In talking with the leaders of the top teams in Global Guaranty's 1992 All-American Municipal Analysts Program, there was some confusion about the team tallies.
The top team is awarded to the firm with the greatest number of votes cast for their respective analysts.
It's important to remember that every vote in the program is cast for the first-team - there are no "second team" votes.
Not surprisingly, whenever municipal analysts gather and Global Guaranty is present, someone inevitably says something like, "uhm...can I speak to you about the All-American program? In private? I finished on the second team, I wondered how well I really did."
"First, it depends on the closeness of the race. While we have analysts that consistently place on the top tier, similarly, the program has analysts that regularly win second team honors - which means the second team analyst usually captured a significant number of first team votes."
Given a second team analysts critical mind, that answer rarely proves satisfactory. After a series of probing questions about the program, an analyst typically presses for more information.
That's when it is helpful to mention Standard & Poor's Corp.'s All-American Municipal Analysts have won the top team award three years in a row. That's quite an accomplishment and indicative of the breadth and depth of research necessary to gamer top team honors.
Yet, S&P's group of analysts have not won individual first team titles.
S&P's team is led by Hyman Grossman, who continues to provide Claire Cohen of Fitch Investors Service Inc. with tough competition every year. Claire Cohen does win the voting, but Grossman and Bill Oliver of Prudential Insurance are clearly the second team.
Consider the fact S&P's Grossman has issued credit opinions that landed him on the front page of the New York Times newspaper. That means the editor's of the daily newspaper have thought his research was important for every New York reader to know.
His research can roil markets and cause issuers to send legions of favor seeking financial officers to the offices of S&P at 25 Broadway. He's very good and he's a second team All-American Municipal Analysts.
David Hitchcock is another S&P analyst that consistently places on the second team of All-American Municipal Analysts.

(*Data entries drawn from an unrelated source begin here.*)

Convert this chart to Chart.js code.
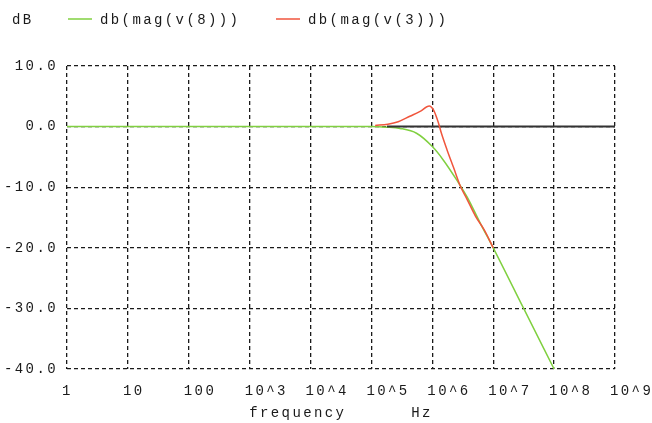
<!DOCTYPE html>
<html>
<head>
<meta charset="utf-8">
<script src="https://cdn.jsdelivr.net/npm/chart.js@4/dist/chart.umd.min.js"></script>
<style>
  body { margin: 0; background: #fff; }
  #wrap { width: 652px; height: 423px; position: relative; }
</style>
</head>
<body>
<div id="wrap"><canvas id="bode"></canvas></div>
<script>
// frequency in Hz, magnitude in dB
const v8Freq = [1, 10, 100, 1e3, 1e4, 1e5, 1.8e5, 2.95e5, 5.5e5, 1e6, 1.51e6, 2.51e6, 3.72e6, 6.17e6, 1e7, 3.16e7, 1e8];
const v8Db   = [0, 0, 0, 0, 0, 0, -0.1, -0.3, -1.1, -3.3, -5.5, -8.8, -11.6, -16, -20, -30, -40];

const v3Freq = [1.15e5, 1.86e5, 2.75e5, 4.27e5, 6.3e5, 8.9e5, 1.05e6, 1.26e6, 1.41e6, 1.74e6, 2.24e6, 2.88e6, 3.72e6, 5.13e6, 7.08e6, 1e7];
const v3Db   = [0.2, 0.4, 0.8, 1.7, 2.5, 3.4, 2.7, 0.6, -1.1, -3.8, -6.8, -9.8, -12, -14.8, -17, -20];

const refFreq = [1.8e5, 1e9];
const refDb   = [0, 0];

const xTickLabels = ['1', '10', '100', '10^3', '10^4', '10^5', '10^6', '10^7', '10^8', '10^9'];
const legendNames = ['db(mag(v(8)))', 'db(mag(v(3)))'];
const yUnit = 'dB';

const GREEN = 'rgb(128, 208, 64)';
const RED = 'rgb(240, 85, 60)';
const INK = '#1a1a1a';
const FONT = '"Liberation Mono", "DejaVu Sans Mono", monospace';

function pts(xs, ys) {
    let out = [];
    for (let i = 0; i < xs.length; i++) {
        out.push({x: xs[i], y: ys[i]});
    }
    return out;
}

// spaced-out monospace text like the original screenshot
const spacing = {
    id: 'spacing',
    beforeLayout(chart) { chart.ctx.letterSpacing = '2.4px'; },
    beforeDraw(chart) { chart.ctx.letterSpacing = '2.4px'; }
};

// header line: unit + legend items
const header = {
    id: 'header',
    afterDraw(chart) {
        let ctx = chart.ctx;
        ctx.save();
        ctx.letterSpacing = '2.4px';
        ctx.font = '14px ' + FONT;
        ctx.fillStyle = INK;
        ctx.textBaseline = 'middle';
        ctx.fillText(yUnit, 12, 20);
        let items = [[GREEN, 68, 100], [RED, 276, 308]];
        for (let i = 0; i < items.length; i++) {
            ctx.strokeStyle = items[i][0];
            ctx.lineWidth = 1.5;
            ctx.beginPath();
            ctx.moveTo(items[i][1], 19);
            ctx.lineTo(items[i][1] + 24, 19);
            ctx.stroke();
            ctx.fillText(legendNames[i], items[i][2], 20);
        }
        ctx.restore();
    }
};

new Chart(document.querySelector('#bode'), {
    type: 'line',
    data: {
        datasets: [{
            label: legendNames[1],
            data: pts(v3Freq, v3Db),
            borderColor: RED,
            borderWidth: 1.5,
            order: 0
        }, {
            label: 'ref',
            data: pts(refFreq, refDb),
            borderColor: '#333',
            borderWidth: 2,
            order: 1
        }, {
            label: legendNames[0],
            data: pts(v8Freq, v8Db),
            borderColor: GREEN,
            borderWidth: 1.5,
            order: 2
        }]
    },
    options: {
        responsive: true,
        maintainAspectRatio: false,
        animation: false,
        layout: {
            padding: {top: 66, left: 0, right: 37, bottom: 0}
        },
        elements: {
            point: {radius: 0},
            line: {cubicInterpolationMode: 'monotone'}
        },
        plugins: {
            legend: {display: false},
            tooltip: {enabled: false}
        },
        scales: {
            x: {
                type: 'logarithmic',
                min: 1,
                max: 1e9,
                afterBuildTicks(scale) {
                    scale.ticks = xTickLabels.map((l, i) => ({value: Math.pow(10, i)}));
                },
                afterFit(scale) {
                    scale.height = 54;
                    scale.paddingLeft = 0;
                    scale.paddingRight = 0;
                },
                border: {display: false, dash: [4, 3]},
                grid: {color: INK, lineWidth: 1.3, drawTicks: false},
                ticks: {
                    autoSkip: false,
                    maxRotation: 0,
                    align: 'start',
                    labelOffset: -5,
                    padding: 14,
                    color: INK,
                    font: {family: FONT, size: 14},
                    callback: (v, i) => xTickLabels[i]
                },
                title: {
                    display: true,
                    text: 'frequency      Hz',
                    color: INK,
                    padding: {top: 0, bottom: 1},
                    font: {family: FONT, size: 14}
                }
            },
            y: {
                min: -40,
                max: 10,
                afterFit(scale) { scale.width = 67; },
                border: {display: false, dash: [4, 3]},
                grid: {color: INK, lineWidth: 1.3, drawTicks: false},
                ticks: {
                    stepSize: 10,
                    padding: 9,
                    color: INK,
                    font: {family: FONT, size: 14},
                    callback: v => v.toFixed(1)
                }
            }
        }
    },
    plugins: [spacing, header]
});
</script>
</body>
</html>
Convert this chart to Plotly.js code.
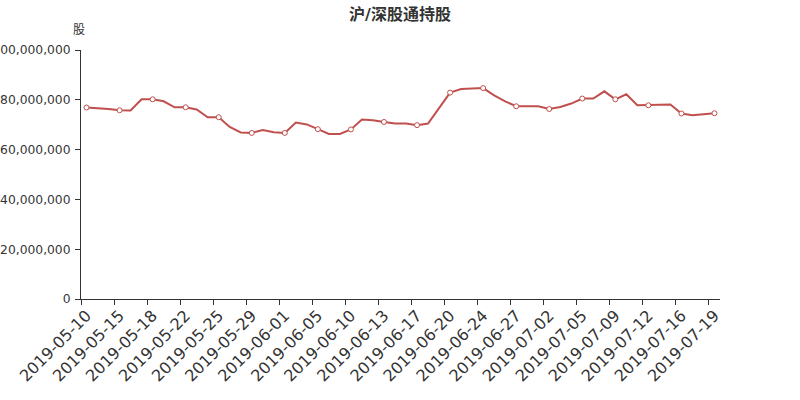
<!DOCTYPE html>
<html>
<head>
<meta charset="utf-8">
<script src="https://cdn.plot.ly/plotly-3.0.1.min.js"></script>
<style>html,body{margin:0;padding:0;background:#fff;}#chart{width:800px;height:400px;}</style>
</head>
<body>
<div id="chart"></div>
<script>
// Dates (category axis)
var dates = [
  "2019-05-10","2019-05-13","2019-05-14","2019-05-15","2019-05-16","2019-05-17",
  "2019-05-18","2019-05-20","2019-05-21","2019-05-22","2019-05-23","2019-05-24",
  "2019-05-25","2019-05-27","2019-05-28","2019-05-29","2019-05-30","2019-05-31",
  "2019-06-01","2019-06-03","2019-06-04","2019-06-05","2019-06-06","2019-06-08",
  "2019-06-10","2019-06-11","2019-06-12","2019-06-13","2019-06-14","2019-06-15",
  "2019-06-17","2019-06-18","2019-06-19","2019-06-20","2019-06-21","2019-06-22",
  "2019-06-24","2019-06-25","2019-06-26","2019-06-27","2019-06-28","2019-06-29",
  "2019-07-02","2019-07-03","2019-07-04","2019-07-05","2019-07-06","2019-07-08",
  "2019-07-09","2019-07-10","2019-07-11","2019-07-12","2019-07-13","2019-07-15",
  "2019-07-16","2019-07-17","2019-07-18","2019-07-19"
];
// Holdings (shares)
var holdings = [
  76900000,76700000,76300000,75800000,75700000,80200000,
  80200000,79400000,77000000,77000000,76100000,73000000,
  73000000,69100000,66900000,66700000,67900000,67000000,
  66700000,70900000,70100000,68200000,66300000,66300000,
  68100000,72100000,71800000,71100000,70500000,70500000,
  69800000,70500000,76800000,82900000,84300000,84500000,
  84700000,81800000,79400000,77400000,77400000,77400000,
  76300000,77100000,78500000,80500000,80500000,83400000,
  80200000,82200000,77800000,77800000,77900000,78100000,
  74500000,73800000,74200000,74600000
];
var yTickVals = [0, 20000000, 40000000, 60000000, 80000000, 100000000];
var titleText = "沪/深股通持股";
var yName = "股";

var labelStep = 3;
var labelDates = dates.filter(function(d, i){ return i % labelStep === 0; });
var markX = dates.filter(function(d, i){ return i % labelStep === 0; });
var markY = holdings.filter(function(v, i){ return i % labelStep === 0; });
var tickBounds = [];
for (var i = 0; i < dates.length; i += labelStep) tickBounds.push(i - 0.5);

var lineColor = "#c0504d";
var font = "DejaVu Sans, Noto Sans CJK SC, sans-serif";

var traces = [
  {x: dates, y: holdings, type: "scatter", mode: "lines",
   line: {color: lineColor, width: 2}, hoverinfo: "x+y", showlegend: false},
  {x: markX, y: markY, type: "scatter", mode: "markers",
   marker: {color: "#ffffff", size: 5, line: {color: lineColor, width: 1}},
   hoverinfo: "skip", showlegend: false},
  // helper trace so the boundary-tick axis is drawn
  {x: [tickBounds[0]], y: [null], xaxis: "x2", yaxis: "y", type: "scatter",
   mode: "markers", marker: {opacity: 0}, hoverinfo: "skip", showlegend: false}
];

var layout = {
  width: 800, height: 400,
  margin: {l: 80.7, r: 80, t: 49.5, b: 100.5, pad: 0},
  paper_bgcolor: "#ffffff", plot_bgcolor: "#ffffff",
  font: {family: font, color: "#333333"},
  showlegend: false,
  title: {text: titleText, x: 0.5, xanchor: "center", xref: "container",
          y: 1 - 14/400, yanchor: "middle", yref: "container",
          font: {family: font, size: 16, color: "#333333", weight: "bold"}},
  xaxis: {type: "category", categoryorder: "array", categoryarray: dates,
          range: [-0.5, dates.length - 0.5], tickmode: "array", tickvals: labelDates,
          ticktext: labelDates, ticks: "", tickangle: -45,
          tickfont: {family: font, size: 16, color: "#333333"},
          showline: true, linecolor: "#333333", linewidth: 1,
          showgrid: false, zeroline: false, fixedrange: true},
  xaxis2: {overlaying: "x", anchor: "y", type: "linear",
           range: [-0.5, dates.length - 0.5], tickmode: "array", tickvals: tickBounds,
           ticks: "outside", ticklen: 5, tickcolor: "#333333", tickwidth: 1,
           showticklabels: false, showline: false, showgrid: false, zeroline: false,
           side: "bottom", fixedrange: true},
  yaxis: {range: [0, 100000000], tickmode: "array", tickvals: yTickVals,
          tickformat: ",d", ticks: "outside", ticklen: 5, tickcolor: "#333333",
          ticklabelstandoff: 2,
          tickfont: {family: font, size: 12.3, color: "#333333"},
          showline: true, linecolor: "#333333", linewidth: 1,
          showgrid: false, zeroline: false, fixedrange: true},
  annotations: [{text: yName, xref: "paper", yref: "paper", x: 0, y: 1,
                 xanchor: "center", yanchor: "middle", xshift: -2, yshift: 20.5,
                 showarrow: false, font: {family: font, size: 12, color: "#333333"}}]
};

Plotly.newPlot("chart", traces, layout, {displayModeBar: false, staticPlot: true});
</script>
</body>
</html>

Hitchcock plays a supporting role to Grossman in the G.O. area in the All-American Municipal Analysts program. If the program featured a single G.O. category and team honors were designated by category - S&P would win.
But, that's not the way the program works.
The bottom line is the second team All-American Municipal Analyst was considered by a large number of institutional investors to be No. 1 by many institutional investors. "It's probably worth a mention in the resume and at review time."
While S&P consistently has won the first team honors by a handy margin of victory, Fitch Investors Service Inc. has scaled the heights on the strength of its first-team individual titles.
Even the most cursory analysis of the program reveals Fitch is the only rating agency with analysts on the first team.
Overall, Fitch currently employs 81 analysts, which is considerably less than either S&P or Moody's Investors Service Inc. Fitch analysts boast an average of 13 years experience and each employee of Fitch has an ownership stake in the company.
These factors, combined with distinct attempt to make Fitch a full service rating agency after the 1989 acquisition, are reasons why Fitch executives believe the agency has produced three first-team All-American Municipal Analysts.
Additionally, the Fitch organization has provided innovations in the market place such volatility ratings and securities valuations.
Ruth Corson Maynard in the regional analysis sector and Andrea Bozzo in the transportation sector also provided Fitch's team with much needed support as they finished on the second-team.
Having a first-team analyst score a landslide victory, such as Gary Krellenstein's triumph in the IRB/PCB sector, raises the prospect of skewwing the results.
Lehman's fortunes soared from sixth place in the 1991 to third place in 1992 as Krellenstein captured more votes than any other analyst in the 1992 program.
In previous years, Alan Spen has scored similar landslide victories, along with Peter Fugiel of Nuveen and Thomas Kenny of Franklin Group of Funds.
While some analysts argue the ability of any individual to effect the overall team rankings should be limited in someway, no better alternative has been offered.
However, the test of the top teams is their ability to consistently remain in the top ten rankings over the years.
The recognition for buyside analysis continues to grow in the All-American Municipal Analsyts Program.
Given the 25% response rate to this year's balloting process and the limited number of ballots each institution received, an institutional investor couldn't push an analyst into the top rankings simply by voting for only the firm's own buyside analysts.
Clearly institutional investors voted for buyside analysts at rival institutions. Perhaps the investment officer stubbed their toes on credit concerns after trading with a particular institution. Or the investors may have participated in the purchase of municipal bonds the rival institutional investor's analyst has reviewed and was impressed by the results.
Another reason for voting for a buyside analyst would be listening to a speach delivered at a seminar or conference. In any event, the trend toward recognizing buyside analysis is worth examining.